Brazil - Upgrade in Place, Then Maintain
Rio de Janeiro's Favela-Bairro programme, launched in 1995, brought services to the favela instead of demolishing and relocating. Roads, drains, water lines, and community spaces went into existing settlements. Across 130 favelas, the programme improved official water service access by 21.6 percent and sewerage service by 21 percent. The World Bank called it a global leader in slum upgrading.
Then came the lesson. An Inter-American Development Bank assessment ten years later found that infrastructure had degraded to near-baseline conditions in most upgraded favelas. No maintenance budget was locked in, and as political administrations changed, funding dried up. The IDB concluded that continuity over time - not a one-time intervention - determines success.
India's JNNURM failed for the same reason. Every future Indian slum programme needs a dedicated operations budget built in from day one.
Who Is Accountable
India's housing ministry controls PMAY-Urban and slum redevelopment policy. The Parliamentary Standing Committee on Housing and Urban Affairs reviews implementation annually.
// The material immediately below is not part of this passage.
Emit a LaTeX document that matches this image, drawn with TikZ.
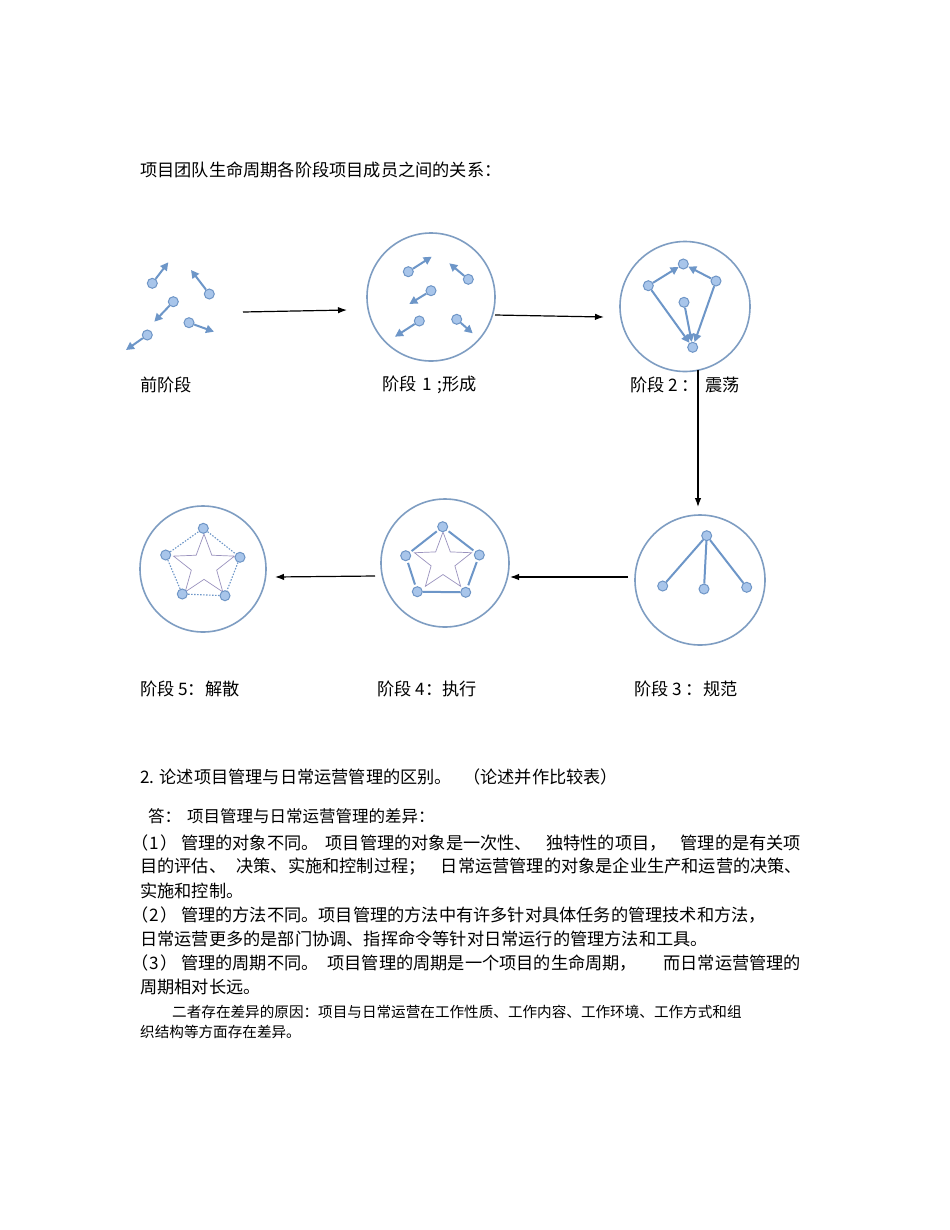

State governments are legally responsible for actual construction. Urban local bodies handle last-mile delivery.
The accountability gap is at the state level. States that do not release their matching share - named in Parliamentary Committee reports - face no consequence under current rules. That must change.
What Would It Cost
According to NITI Aayog, India needs 4.2 crore housing units in total. Under PMAY-Urban, the central government committed Rs 2 lakh crore for 2 crore urban homes. The Dharavi project alone has a rehabilitation cost of Rs 23,000 crore, partially offset by Rs 20,000 crore in commercial real estate revenue.
The real cost of not acting is higher. TB - heavily concentrated in slum populations - costs India an estimated $24 billion annually. Every year of delay compounds that bill.
What Needs to Happen
Give land titles first. People without secure tenure do not invest in their homes. Odisha has already begun granting land rights to slum dwellers. Every state must do this. Land titling costs almost nothing. It unlocks billions in private investment.
Fix the state share problem. If states do not release their matching funds, homes do not get built. States that fail to release funds on time should face automatic reductions in future housing allocations.
Build to maintain. Brazil's experience shows that infrastructure without a maintenance budget degrades to baseline within a decade. Every PMAY project must include a ring-fenced operations and maintenance fund released annually.
Scale the in-situ redevelopment vertical. The PMAY component that rebuilds slums on the same land without displacing residents is underused. It should be the primary model in dense urban areas. States should get higher central assistance for every in-situ project completed.
Protect the informal economy through transition. Dharavi earns $1 billion a year from its informal industries. The redevelopment plan's provision of free commercial space and a GST rebate is the right approach. Every major slum redevelopment must treat the resident economy as an asset to preserve.
India is already building airports, metros, and expressways at a pace that was unthinkable two decades ago. The tools are there. What comes next is execution at scale.